Ce qu’il s’agit de mettre en évidence c’est que, contrairement à ce que certains prétendent, les autorités américaines ne cherchent pas à mettre de l’ordre dans le guêpier du Moyen-Orient mais qu’au contraire elles y multiplient avec leur proxy israélien des harcèlements à l’égard de l’Iran. Le dernier en date, l’assassinat de Ismail Haniyeh, le chef politique du Hamas, dans la capitale iranienne, au lendemain de la cérémonie d’investiture du nouveau président iranien Massoud Pezeshkian, est d’une gravité sans précédent. Et derrière l’Iran c’est son allié, la Russie, qui est provoquée, comme en Ukraine.
Sans oublier que derrière toutes ces manœuvres guerrières et celles à venir se trouve la main omniprésente de l’énorme secteur militaro-industriel américain dont l’influence sur "l’État profond" et son appendice politique est déterminant. Devant la menace d’une prochaine récession dont les signes annonciateurs se font sentir, une nouvelle "course aux armements" constituerait un puissant stimulant à la "croissance".
Il faut ajouter ici deux éléments qui ont toute leur importance du point de vue aussi bien économique que militaire.
- Le premier est la découverte depuis deux décennies d’importantes réserves de gaz naturel en méditerranée orientale, dont une partie en eau territoriales israéliennes et palestiniennes (devant la bande de Gaza) [14]. Le contrôle et l’exploitation de ces réserves constitue un enjeu important du point de vue économique mais aussi militaire, les sources d’énergie étant un élément crucial en cas de conflit. L’exploitation des réserves en face de Gaza, d’ailleurs, a déjà fait l’objet de conflits entre le gouvernement israélien et les autorités palestiniennes. L’effacement du "problème palestinien" faciliterait leur prise de contrôle total.
- Le deuxième concerne l’importance du dollar américain [15]. On sait que la puissance d’une monnaie, c’est à dire sa capacité à être acceptée comme instrument de commerce et comme moyen de réserve de valeur, dépend de la confiance qu’on accorde à celui qui émet cette monnaie. Or cette confiance ne repose pas seulement sur l’état de son économie. En grande partie elle s’appuie aussi sur sa puissance militaire. L’affirmation de la capacité militaire américaine en Ukraine et au Moyen-Orient, face aux deux principales puissances militaires dans les Brics+, la Russie et la Chine, est un véritable contre-feu à cette volonté d’indépendance, et par là même un important élément pour tenter de renforcer la "confiance" dans le dollar US.

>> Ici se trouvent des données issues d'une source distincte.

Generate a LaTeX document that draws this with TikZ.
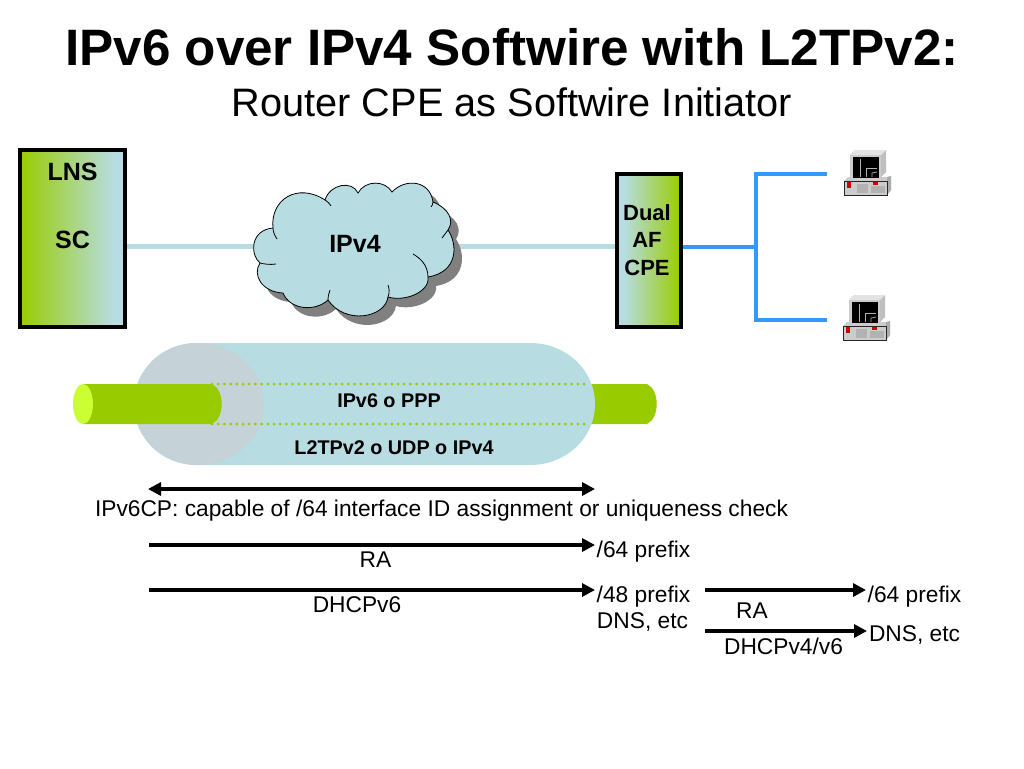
\documentclass[tikz,border=0pt]{standalone}
\usepackage{fontspec}
\setmainfont{Liberation Sans}
\usetikzlibrary{arrows.meta}
\definecolor{lblue}{HTML}{B7DDE3}
\definecolor{lgreen}{HTML}{99CC00}
\definecolor{lime}{HTML}{CCFF33}
\definecolor{netblue}{HTML}{3399FF}
\definecolor{tunnelend}{HTML}{C5D3D8}
\pgfdeclarehorizontalshading{gbshade}{100bp}{color(0bp)=(lgreen);color(25bp)=(lgreen);color(70bp)=(lblue);color(100bp)=(lblue)}
\pgfdeclarehorizontalshading{bgshade}{100bp}{color(0bp)=(lblue);color(30bp)=(lblue);color(75bp)=(lgreen);color(100bp)=(lgreen)}
\newcommand{\cloudoutline}{(273,228) .. controls (270,200) and (297,182) .. (325,200)
 .. controls (330,184) and (352,180) .. (358,193)
 .. controls (365,180) and (385,180) .. (392,192)
 .. controls (405,178) and (430,180) .. (433,202)
 .. controls (448,208) and (455,220) .. (448,230)
 .. controls (458,245) and (458,272) .. (428,277)
 .. controls (430,292) and (405,302) .. (388,297)
 .. controls (385,318) and (345,325) .. (328,300)
 .. controls (315,312) and (290,310) .. (283,293)
 .. controls (262,292) and (252,275) .. (260,263)
 .. controls (250,255) and (250,230) .. (273,228) -- cycle}
\tikzset{
  x=1pt,y=-1pt,
  every node/.style={inner sep=0pt,outer sep=0pt,align=center},
  devbox/.style={draw=black,line width=4pt,minimum width=105pt,anchor=center},
  lan/.style={draw=netblue,line width=4pt},
  wan/.style={draw=lblue,line width=4.2pt},
  msg/.style={draw=black,line width=3.8pt,-{Triangle[length=13pt,width=13pt]}},
  msgboth/.style={draw=black,line width=3.8pt,{Triangle[length=13pt,width=13pt]}-{Triangle[length=13pt,width=13pt]}},
  lbl/.style={font=\fontsize{22.75}{26}\selectfont},
  blbl/.style={font=\fontsize{25}{29}\selectfont\bfseries},
  tlbl/.style={font=\fontsize{19.8}{23}\selectfont\bfseries},
  pipe/.style={fill=lgreen,draw=none},
  dots/.style={draw=lgreen,line width=3pt,line cap=round,dash pattern=on 0pt off 6.2pt},
  pc/.pic={
    \fill[gray!40] (9,41) -- (13,37) -- (53,37) -- (56,36) -- (56,50) -- (52,55) -- (9,55) -- cycle;
    \fill[gray!65] (52,37) -- (56,36) -- (56,50) -- (52,55) -- cycle;
    \draw[gray!30!black,line width=.5pt] (9,41) -- (52,41) -- (52,55) -- (9,55) -- cycle;
    \fill[gray!60] (22,44) rectangle (33,53);
    \fill[gray!60] (36,46) rectangle (50,53);
    \fill[red!80!black] (12,42) rectangle (16,48);
    \fill[red!80!black] (38,42) rectangle (43,45);
    \fill[gray!50] (15,15) -- (20,10) -- (51,10) -- (51,32) -- (46,37) -- (46,15) -- cycle;
    \fill[gray!22] (15,15) -- (20,10) -- (51,10) -- (46,15) -- cycle;
    \fill[gray!40] (15,15) rectangle (46,38);
    \fill[black] (18,17) rectangle (44,38);
    \draw[gray!60,line width=.7pt] (25,37) -- (25,19);
    \draw[gray!60,line width=.7pt] (31,37) -- (31,28) -- (42,28);
    \draw[gray!60,line width=.7pt] (37,37) -- (37,33) -- (42,32);
  }
}
\begin{document}
\begin{tikzpicture}
\useasboundingbox (0,0) rectangle (1024,768);
\node[font=\fontsize{51.2}{56}\selectfont\bfseries] (title) at (512,47) {IPv6 over IPv4 Softwire with L2TPv2:};
\node[font=\fontsize{39.7}{42}\selectfont] (subtitle) at (512,102.5) {Router CPE as Softwire Initiator};
\coordinate (wanL) at (125,246.5);
\coordinate (wanR) at (617,246.5);
\coordinate (lanL) at (682,246.5);
\coordinate (lanJ) at (756,246.5);
\coordinate (lanT) at (756,174);
\coordinate (lanB) at (756,319.5);
\coordinate (pcT) at (827,174);
\coordinate (pcB) at (827,319.5);
\draw[wan] (wanL) -- (wanR);
\draw[lan] (lanL) -- (lanJ);
\draw[lan,line cap=rect] (lanT) -- (lanB);
\draw[lan] (lanT) -- (pcT);
\draw[lan] (lanB) -- (pcB);
\node[devbox,shading=gbshade,minimum width=105pt,minimum height=177pt] (lns) at (72.5,238.5) {};
\node[blbl] (lnstext) at (72.5,172) {LNS};
\node[blbl] (sctext) at (72.5,240) {SC};
\node[devbox,shading=bgshade,minimum width=64pt,minimum height=153pt] (cpe) at (649,250.5) {};
\node[font=\fontsize{22}{27.5}\selectfont\bfseries] (cpetext) at (647,240) {Dual\\AF\\CPE};
\fill[gray!75!black!80] [shift={(8,9)}] \cloudoutline;
\draw[fill=lblue,draw=black,line width=.8pt] \cloudoutline;
\draw[line width=.8pt] (448,230) -- (442,238);
\draw[line width=.8pt] (428,277) .. controls (428,265) and (420,258) .. (413,254);
\draw[line width=.8pt] (388,297) .. controls (390,292) and (389,288) .. (388,285);
\draw[line width=.8pt] (328,300) .. controls (328,296) and (329,293) .. (330,290);
\draw[line width=.8pt] (260,263) .. controls (264,264) and (270,265) .. (276,264);
\draw[line width=.8pt] (273,228) .. controls (273,232) and (275,236) .. (277,239);
\draw[line width=.8pt] (325,200) .. controls (328,202) and (330,204) .. (331,206);
\draw[line width=.8pt] (433,202) .. controls (433,204) and (432,206) .. (431,207);
\node[blbl] (ipv4) at (355,243.5) {IPv4};
\pic (pcA) at (835,140) {pc};
\pic (pcC) at (834,285) {pc};
% tunnel
\fill[pipe] (590,384) -- (647,384) .. controls (660,390) and (660,418) .. (647,424) -- (590,424) -- cycle;
\fill[lblue] (197,343) -- (530,343) .. controls (566,343) and (595,370) .. (595,404) .. controls (595,438) and (566,465) .. (530,465) -- (197,465) .. controls (162,465) and (134,438) .. (134,404) .. controls (134,370) and (162,343) .. (197,343) -- cycle;
\fill[tunnelend] (197,343) .. controls (234,343) and (264,370) .. (264,404) .. controls (264,438) and (234,465) .. (197,465) .. controls (162,465) and (134,438) .. (134,404) .. controls (134,370) and (162,343) .. (197,343) -- cycle;
\coordinate (dotAL) at (212,384);
\coordinate (dotAR) at (590,384);
\coordinate (dotBL) at (212,424);
\coordinate (dotBR) at (590,424);
\draw[dots] (dotAL) -- (dotAR);
\draw[dots] (dotBL) -- (dotBR);
\fill[pipe] (83,384) -- (212,384) .. controls (225,390) and (225,418) .. (212,424) -- (83,424) -- cycle;
\fill[lime] (83,404) ellipse[x radius=10,y radius=20];
\node[tlbl] (ppp) at (389,401) {IPv6 o PPP};
\node[tlbl] (l2tp) at (394,448) {L2TPv2 o UDP o IPv4};
\coordinate (a1) at (148,489);
\coordinate (a2) at (595,489);
\coordinate (b1) at (149,545);
\coordinate (b2) at (595,545);
\coordinate (c1) at (149,590);
\coordinate (c2) at (595,590);
\coordinate (d1) at (705,590);
\coordinate (d2) at (866,590);
\coordinate (e1) at (705,631);
\coordinate (e2) at (867,631);
\draw[msgboth] (a1) -- (a2);
\draw[msg] (b1) -- (b2);
\draw[msg] (c1) -- (c2);
\draw[msg] (d1) -- (d2);
\draw[msg] (e1) -- (e2);
\node[lbl] (t1) at (441.5,511) {IPv6CP: capable of /64 interface ID assignment or uniqueness check};
\node[lbl] (t2) at (375.5,560) {RA};
\node[lbl] (t3) at (643.5,552) {/64 prefix};
\node[lbl] (t4) at (357,605) {DHCPv6};
\node[lbl] (t5) at (643.5,597) {/48 prefix};
\node[lbl] (t6) at (642.5,622.5) {DNS, etc};
\node[lbl] (t7) at (752,611) {RA};
\node[lbl] (t8) at (783.5,646) {DHCPv4/v6};
\node[lbl] (t9) at (914.5,597) {/64 prefix};
\node[lbl] (t10) at (914.5,635.5) {DNS, etc};
\end{tikzpicture}
\end{document}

IV. Les mouvements contre le génocide
Toute critique aux autorités israéliennes est systématiquement accusée d’antisémitisme par ces autorités, mais aussi par les gouvernements des pays qui appuient "inconditionnellement" la "patrie des victimes de la Shoah". C’est une défense ridicule sinon ignoble au sens où l’on utilise le souvenir du monstrueux génocide de la deuxième guerre mondiale pour justifier la réalisation d’un autre génocide. Il est ridicule quand on constate que parmi les premiers à dénoncer la barbarie déchaînée par le gouvernement Netanyahou au lendemain du 7 octobre ce furent des juifs, d’abord en Israël, puis à New York, la deuxième ville juive du monde après Jérusalem, (la première si l’on tient compte du fait que plus d’un tiers de la population de Jérusalem n’est pas juive) [16]. Trump, qui ne cesse de se proclamer "le meilleur ami de l’État juif", qui, lorsqu’il était président, fit déplacer l’ambassade des États-Unis à Jérusalem, se dit scandalisé de voir des Juifs américains protester énergiquement dès la fin du mois d’octobre contre le génocide à Gaza aux cris de "Not in our name", "Pas en notre nom" [17]. S’agissait-il d’actes "antisémites" ?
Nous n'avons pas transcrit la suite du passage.